Monday, August 24, 2015

3 Tools For The First Day

As many of you know, a new school year is upon us. Like most teachers I do take some time off. However, most of my summer is dedicated to teaching at a unique school that does not use overwhelming technology tools with students. The philosophy of the school is to kindle communication through socialization and vocational education. Allow me to rephrase that, we teach students to use different technology tools to provide tangible results, such as various hand tools, carpentry tools, various farm equipment, and the most important tool, your own voice for communication. As I start my new school year, I  reflect on my summer experiences and the emerging tech I used last year. Here is a quick list of tools I plan to use on day one with my students.

Socrative: This is a great student response tool, but on the first day, I plan to have a space race with some basic science questions and few tricky logic questions thrown in there. I'm not sure what the winning team will get yet. It will most likely be something simple, like some big hero 6 stickers or frozen stickers. Who knows, maybe I'll award them with some impromptu poppin'.

Google Classroom: I use Google classroom as my virtual classroom. It doesn't have as many public features and parental involvement options like schoology might have, but it is a nice tool to streamline google apps. I use Google classroom to share my course syllabus, any paperwork that needs to get home, and of course for classroom discussions and assignments. I find it to be a very simple way to create a pseudo virtual classroom.
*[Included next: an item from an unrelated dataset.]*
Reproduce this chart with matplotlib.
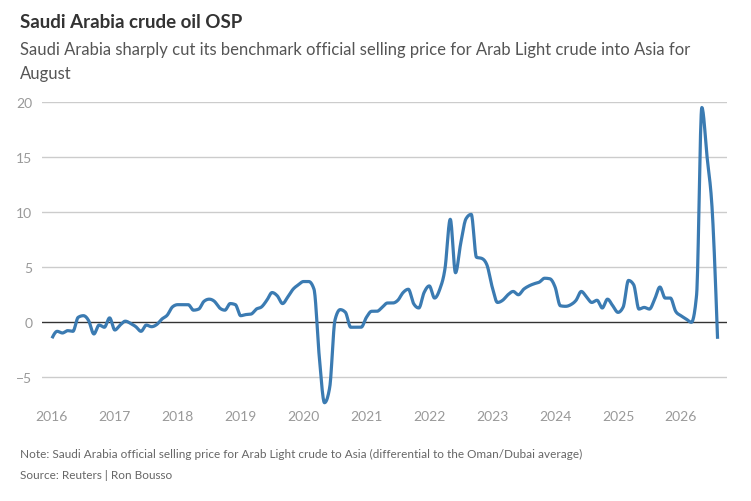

Google Maps/Earth: I teach earth science. This is a solid tool for almost everything in earth science. I have students make maps for climate, weather, natural resources, geology, plate tectonics, stream morphology...etc. I would argue that this is my "workbook" for my classroom. On day one, we will make a map of our local area naming mountains, lakes, rivers, streams...etc. It's a fun activity to introduce the tool for more than stalking a friend on street view. I group Earth and Maps together because they talk to each other fairly well, and each tool offers it's own strengths. I won't go into the two here (keep an eye out for a future post.)

The final tool we will use will guessed it, our own voices for communication. It's an underestimated piece of technology, yet, many students forget how to use this tool and forget how to interact face-to-face. So, I have a unique challenge planned out, one that takes away your sight and only relies on your voice to communicate your needs. Lets face it, as a student you need to be able to voice your concerns, otherwise you're left behind, even though we aren't supposed to leave any child behind, so if you learn to communicate Every Child Achieves.

Day 2 will be saved for all the boring paperwork, developing classroom expectations, discussing the "no grading" grading policy, discussing my "no homework" homework policy, and most importantly discussing the expectation to have fun while learning.